→ **What to do**
Repeat the listing below in full, exactly as it stands.

→ **Data listing**
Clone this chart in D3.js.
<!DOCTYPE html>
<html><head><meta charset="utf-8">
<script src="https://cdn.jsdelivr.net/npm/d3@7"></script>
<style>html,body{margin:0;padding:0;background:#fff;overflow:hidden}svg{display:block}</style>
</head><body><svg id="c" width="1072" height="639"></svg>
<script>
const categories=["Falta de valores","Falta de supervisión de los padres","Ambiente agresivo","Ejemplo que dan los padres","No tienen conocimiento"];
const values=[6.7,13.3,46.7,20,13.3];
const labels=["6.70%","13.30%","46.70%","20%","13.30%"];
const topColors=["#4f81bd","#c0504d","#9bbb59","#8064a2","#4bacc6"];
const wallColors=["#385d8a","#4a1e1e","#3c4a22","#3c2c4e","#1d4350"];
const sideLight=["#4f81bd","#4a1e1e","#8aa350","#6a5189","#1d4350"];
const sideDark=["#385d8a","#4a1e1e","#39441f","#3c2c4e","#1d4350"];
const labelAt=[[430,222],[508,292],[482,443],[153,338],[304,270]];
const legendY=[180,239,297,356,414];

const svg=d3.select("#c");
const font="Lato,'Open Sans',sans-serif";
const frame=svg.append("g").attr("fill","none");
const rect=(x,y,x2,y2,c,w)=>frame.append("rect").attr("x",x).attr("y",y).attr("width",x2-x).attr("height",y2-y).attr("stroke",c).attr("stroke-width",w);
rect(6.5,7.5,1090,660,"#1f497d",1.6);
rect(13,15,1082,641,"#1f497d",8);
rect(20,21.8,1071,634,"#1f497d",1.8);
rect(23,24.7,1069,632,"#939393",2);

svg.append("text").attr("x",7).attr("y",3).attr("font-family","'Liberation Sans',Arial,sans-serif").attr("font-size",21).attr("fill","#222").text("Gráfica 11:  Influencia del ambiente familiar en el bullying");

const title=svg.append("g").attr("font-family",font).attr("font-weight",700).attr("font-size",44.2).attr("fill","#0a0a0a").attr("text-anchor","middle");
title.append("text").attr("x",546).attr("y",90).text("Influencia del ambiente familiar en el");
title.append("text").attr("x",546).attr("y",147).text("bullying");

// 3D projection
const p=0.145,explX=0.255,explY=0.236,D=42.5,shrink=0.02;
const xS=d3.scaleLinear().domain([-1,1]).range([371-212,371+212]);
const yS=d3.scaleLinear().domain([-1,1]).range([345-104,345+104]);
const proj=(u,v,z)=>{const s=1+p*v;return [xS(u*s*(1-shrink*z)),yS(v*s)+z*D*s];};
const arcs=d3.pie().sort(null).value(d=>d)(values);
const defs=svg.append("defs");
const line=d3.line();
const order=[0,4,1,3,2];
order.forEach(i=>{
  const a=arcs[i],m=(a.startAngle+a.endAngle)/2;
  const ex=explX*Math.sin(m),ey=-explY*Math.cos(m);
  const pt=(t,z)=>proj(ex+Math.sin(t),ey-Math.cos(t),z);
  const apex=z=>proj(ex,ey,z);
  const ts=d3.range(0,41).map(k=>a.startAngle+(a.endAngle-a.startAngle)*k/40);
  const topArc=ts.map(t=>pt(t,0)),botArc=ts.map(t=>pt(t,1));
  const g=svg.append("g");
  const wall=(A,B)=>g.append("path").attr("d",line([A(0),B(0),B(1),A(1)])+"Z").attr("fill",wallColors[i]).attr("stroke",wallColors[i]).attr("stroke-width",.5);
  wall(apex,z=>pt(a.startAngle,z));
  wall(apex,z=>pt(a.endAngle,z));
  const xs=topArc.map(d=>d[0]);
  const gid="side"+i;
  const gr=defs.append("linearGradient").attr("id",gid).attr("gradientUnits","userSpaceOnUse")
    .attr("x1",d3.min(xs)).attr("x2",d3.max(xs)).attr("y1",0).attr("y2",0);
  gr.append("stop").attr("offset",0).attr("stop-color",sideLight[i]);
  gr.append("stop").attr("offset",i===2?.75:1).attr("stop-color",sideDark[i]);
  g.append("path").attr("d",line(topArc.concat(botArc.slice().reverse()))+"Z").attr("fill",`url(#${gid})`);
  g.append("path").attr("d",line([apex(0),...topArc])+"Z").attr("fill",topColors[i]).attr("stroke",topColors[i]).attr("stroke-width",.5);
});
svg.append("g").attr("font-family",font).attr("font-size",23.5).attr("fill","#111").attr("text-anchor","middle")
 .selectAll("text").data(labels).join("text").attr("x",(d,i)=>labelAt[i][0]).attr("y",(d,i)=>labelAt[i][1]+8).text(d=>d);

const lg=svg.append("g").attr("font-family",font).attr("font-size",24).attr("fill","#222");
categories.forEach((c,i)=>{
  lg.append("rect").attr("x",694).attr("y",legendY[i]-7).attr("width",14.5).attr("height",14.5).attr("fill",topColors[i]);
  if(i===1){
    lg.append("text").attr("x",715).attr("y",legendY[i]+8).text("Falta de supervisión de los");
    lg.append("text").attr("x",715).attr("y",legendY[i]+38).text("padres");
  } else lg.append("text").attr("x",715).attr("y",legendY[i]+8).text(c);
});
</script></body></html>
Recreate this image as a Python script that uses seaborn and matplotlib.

→ **Solution to this task**
Clone this chart in D3.js.
<!DOCTYPE html>
<html><head><meta charset="utf-8">
<script src="https://cdn.jsdelivr.net/npm/d3@7"></script>
<style>html,body{margin:0;padding:0;background:#fff;overflow:hidden}svg{display:block}</style>
</head><body><svg id="c" width="1072" height="639"></svg>
<script>
const categories=["Falta de valores","Falta de supervisión de los padres","Ambiente agresivo","Ejemplo que dan los padres","No tienen conocimiento"];
const values=[6.7,13.3,46.7,20,13.3];
const labels=["6.70%","13.30%","46.70%","20%","13.30%"];
const topColors=["#4f81bd","#c0504d","#9bbb59","#8064a2","#4bacc6"];
const wallColors=["#385d8a","#4a1e1e","#3c4a22","#3c2c4e","#1d4350"];
const sideLight=["#4f81bd","#4a1e1e","#8aa350","#6a5189","#1d4350"];
const sideDark=["#385d8a","#4a1e1e","#39441f","#3c2c4e","#1d4350"];
const labelAt=[[430,222],[508,292],[482,443],[153,338],[304,270]];
const legendY=[180,239,297,356,414];

const svg=d3.select("#c");
const font="Lato,'Open Sans',sans-serif";
const frame=svg.append("g").attr("fill","none");
const rect=(x,y,x2,y2,c,w)=>frame.append("rect").attr("x",x).attr("y",y).attr("width",x2-x).attr("height",y2-y).attr("stroke",c).attr("stroke-width",w);
rect(6.5,7.5,1090,660,"#1f497d",1.6);
rect(13,15,1082,641,"#1f497d",8);
rect(20,21.8,1071,634,"#1f497d",1.8);
rect(23,24.7,1069,632,"#939393",2);

svg.append("text").attr("x",7).attr("y",3).attr("font-family","'Liberation Sans',Arial,sans-serif").attr("font-size",21).attr("fill","#222").text("Gráfica 11:  Influencia del ambiente familiar en el bullying");

const title=svg.append("g").attr("font-family",font).attr("font-weight",700).attr("font-size",44.2).attr("fill","#0a0a0a").attr("text-anchor","middle");
title.append("text").attr("x",546).attr("y",90).text("Influencia del ambiente familiar en el");
title.append("text").attr("x",546).attr("y",147).text("bullying");

// 3D projection
const p=0.145,explX=0.255,explY=0.236,D=42.5,shrink=0.02;
const xS=d3.scaleLinear().domain([-1,1]).range([371-212,371+212]);
const yS=d3.scaleLinear().domain([-1,1]).range([345-104,345+104]);
const proj=(u,v,z)=>{const s=1+p*v;return [xS(u*s*(1-shrink*z)),yS(v*s)+z*D*s];};
const arcs=d3.pie().sort(null).value(d=>d)(values);
const defs=svg.append("defs");
const line=d3.line();
const order=[0,4,1,3,2];
order.forEach(i=>{
  const a=arcs[i],m=(a.startAngle+a.endAngle)/2;
  const ex=explX*Math.sin(m),ey=-explY*Math.cos(m);
  const pt=(t,z)=>proj(ex+Math.sin(t),ey-Math.cos(t),z);
  const apex=z=>proj(ex,ey,z);
  const ts=d3.range(0,41).map(k=>a.startAngle+(a.endAngle-a.startAngle)*k/40);
  const topArc=ts.map(t=>pt(t,0)),botArc=ts.map(t=>pt(t,1));
  const g=svg.append("g");
  const wall=(A,B)=>g.append("path").attr("d",line([A(0),B(0),B(1),A(1)])+"Z").attr("fill",wallColors[i]).attr("stroke",wallColors[i]).attr("stroke-width",.5);
  wall(apex,z=>pt(a.startAngle,z));
  wall(apex,z=>pt(a.endAngle,z));
  const xs=topArc.map(d=>d[0]);
  const gid="side"+i;
  const gr=defs.append("linearGradient").attr("id",gid).attr("gradientUnits","userSpaceOnUse")
    .attr("x1",d3.min(xs)).attr("x2",d3.max(xs)).attr("y1",0).attr("y2",0);
  gr.append("stop").attr("offset",0).attr("stop-color",sideLight[i]);
  gr.append("stop").attr("offset",i===2?.75:1).attr("stop-color",sideDark[i]);
  g.append("path").attr("d",line(topArc.concat(botArc.slice().reverse()))+"Z").attr("fill",`url(#${gid})`);
  g.append("path").attr("d",line([apex(0),...topArc])+"Z").attr("fill",topColors[i]).attr("stroke",topColors[i]).attr("stroke-width",.5);
});
svg.append("g").attr("font-family",font).attr("font-size",23.5).attr("fill","#111").attr("text-anchor","middle")
 .selectAll("text").data(labels).join("text").attr("x",(d,i)=>labelAt[i][0]).attr("y",(d,i)=>labelAt[i][1]+8).text(d=>d);

const lg=svg.append("g").attr("font-family",font).attr("font-size",24).attr("fill","#222");
categories.forEach((c,i)=>{
  lg.append("rect").attr("x",694).attr("y",legendY[i]-7).attr("width",14.5).attr("height",14.5).attr("fill",topColors[i]);
  if(i===1){
    lg.append("text").attr("x",715).attr("y",legendY[i]+8).text("Falta de supervisión de los");
    lg.append("text").attr("x",715).attr("y",legendY[i]+38).text("padres");
  } else lg.append("text").attr("x",715).attr("y",legendY[i]+8).text(c);
});
</script></body></html>
Recreate this image as a Python script that uses seaborn and matplotlib.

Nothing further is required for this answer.